See, here's the thing... aside from Nerd 1, none of the guys I've been attracted to this year are ones I would want to actually date. Nerd 2, I want to make out with, and not much more beyond that. He's a totally cool guy, and we have a lot of fun together, and he is kinda cute, but he's so fucking young. I can't imagine myself doing much more than making out/heavy petting. The Hot Guy I want to jump on and fuck his brains out. Nerd 1... at this point, I just enjoy the view when I see him, and would really like to throw down with him, but nothing much more. The concept of being in a relationship to me right now is sweet, but unrealistic. Where I am in my life... it's too complicated to add the complications of a real relationship. So, I will take sex. Unfortunately, no one wants ot from me save for my fellow lame losers who troll the message boards for a little cyber fun, in lieu of the real thing. My reason is that no one wants the real thing from me. Of this I am certain. I have friends that tell me I am sexy and beautiful, but I honest to goodness don't see it. I am fat, plain, odd-looking and awkward. This is truly how I see myself. At times, I might think I'm kinda cute, but that's about it. OK, enough of this bullshit...

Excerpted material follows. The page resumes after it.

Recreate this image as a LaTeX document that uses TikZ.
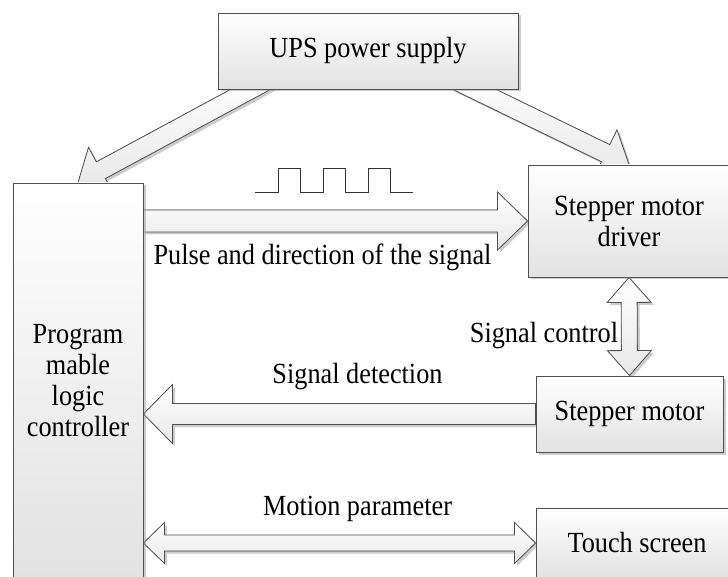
\documentclass[tikz,border=0pt]{standalone}
\usepackage{fontspec}
\setmainfont{Liberation Serif}[FakeStretch=0.9]
\usepackage{tikz}
\usetikzlibrary{calc,shadows,backgrounds}
\definecolor{unitedge}{RGB}{80,80,80}
\definecolor{unitshade}{RGB}{226,226,226}
\tikzset{every picture/.style={line width=.8pt}}

% hollow block arrows: [opts]{from}{to}{half shaft}{half head}{head length}
\newcommand{\onewayarrow}[6][]{%
  \filldraw[fat,#1] ($(#2)!#4!90:(#3)$)
    -- ($(#3)!#6!(#2)!#4!-90:(#2)$)
    -- ($(#3)!#6!(#2)!#5!-90:(#2)$)
    -- (#3)
    -- ($(#3)!#6!(#2)!#5!90:(#2)$)
    -- ($(#3)!#6!(#2)!#4!90:(#2)$)
    -- ($(#2)!#4!-90:(#3)$) -- cycle;}
\newcommand{\twowayarrow}[6][]{%
  \filldraw[fat,#1] (#2)
    -- ($(#2)!#6!(#3)!#5!90:(#3)$)
    -- ($(#2)!#6!(#3)!#4!90:(#3)$)
    -- ($(#3)!#6!(#2)!#4!-90:(#2)$)
    -- ($(#3)!#6!(#2)!#5!-90:(#2)$)
    -- (#3)
    -- ($(#3)!#6!(#2)!#5!90:(#2)$)
    -- ($(#3)!#6!(#2)!#4!90:(#2)$)
    -- ($(#2)!#6!(#3)!#4!-90:(#3)$)
    -- ($(#2)!#6!(#3)!#5!-90:(#3)$) -- cycle;}

\begin{document}
\begin{tikzpicture}[x=1pt,y=-1pt,
  every node/.style={font=\fontsize{29.2}{31}\selectfont},
  unit/.style={draw=unitedge,line width=.9pt,top color=white,
               bottom color=unitshade,align=center,inner sep=0pt,
               drop shadow={shadow xshift=2.5pt,shadow yshift=-2.5pt,
                            fill=black!40,opacity=.5}},
  fat/.style={draw=unitedge,line width=.8pt,top color=white,
              bottom color=unitshade!80,
              drop shadow={shadow xshift=2.5pt,shadow yshift=-2.5pt,
                           fill=black!40,opacity=.5}},
  wave/.style={draw=black!80,line width=.9pt}]

  \useasboundingbox (0,0) rectangle (728,577);
  \clip (0,0) rectangle (728,577);

  % Units.
  \node[unit,minimum width=300pt,minimum height=76pt] (ups) at (368,51)
    {UPS power supply};
  \node[unit,minimum width=130pt,minimum height=396pt] (plc) at (78,381)
    {Program\\mable\\logic\\controller};
  \node[unit,minimum width=202pt,minimum height=112pt] (drv) at (629,221)
    {Stepper motor\\driver};
  \node[unit,minimum width=187pt,minimum height=76pt] (motor) at (629.5,414)
    {Stepper motor};
  \node[unit,minimum width=202pt,minimum height=70pt] (touch) at (637,543)
    {Touch screen};

  % Free ends of the connectors.
  \coordinate (ups-l) at ($(ups.south)+(-99,-10)$);
  \coordinate (ups-r) at ($(ups.south)+(88,-9)$);
  \coordinate (pulse-a) at (plc.east |- drv.west);
  \coordinate (detect-b) at (plc.east |- motor.west);
  \coordinate (motion-a) at (plc.east |- touch.west);

  % Connectors behind the units.
  \begin{pgfonlayer}{background}
    \onewayarrow{ups-l}{plc.north}{9.5pt}{26pt}{26pt}
    \onewayarrow{ups-r}{drv.north}{9.5pt}{26pt}{26pt}
    \onewayarrow{pulse-a}{drv.west}{11pt}{29pt}{30pt}
    \onewayarrow{motor.west}{detect-b}{10.5pt}{29.5pt}{29pt}
    \twowayarrow{drv.south}{motor.north}{8pt}{22pt}{25pt}
    \twowayarrow{motion-a}{touch.west}{8pt}{20.5pt}{21pt}
  \end{pgfonlayer}

  % Pulse train.
  \draw[wave] (255,192) -- (278,192)
    foreach \k in {0,1,2} { -- ++(0,-24) -- ++(22.5,0) -- ++(0,24) -- ++(22.5,0) };

  % Labels.
  \node[anchor=base] (pulse-lbl) at (322.5,265) {Pulse and direction of the signal};
  \node[anchor=base] (control-lbl) at (544,342) {Signal control};
  \node[anchor=base] (detect-lbl) at (357.5,383) {Signal detection};
  \node[anchor=base] (motion-lbl) at (357.5,515) {Motion parameter};
\end{tikzpicture}
\end{document}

Some fun facts about me: my favourite band is The Monkees. My favourite TV Show is Buffy the Vampire Slayer. My favourite movies are The Wizard of Oz, Singin' in the Rain and What's Up, Doc?. I am addicted to caffeine, and make a badass Bacardi and Diet Coke, which is how I survived my first semester at school. I love food (hence my being fat) and I love to dance (even though I am a NH white girl with little rhythm). I am majoring in US History with minors in Film studies and Writing. I hope to be a writer or filmmaker someday. I try not to think too far into the future, and am just trying to make it through my first year at college. I have no idea what the destination is, I'm just trying to enjoy the journey.
I think that's enough for my first entry. When I finally get my new computer, I will probably add some video! Yay! So, um, thanks for reading, I hope you come back.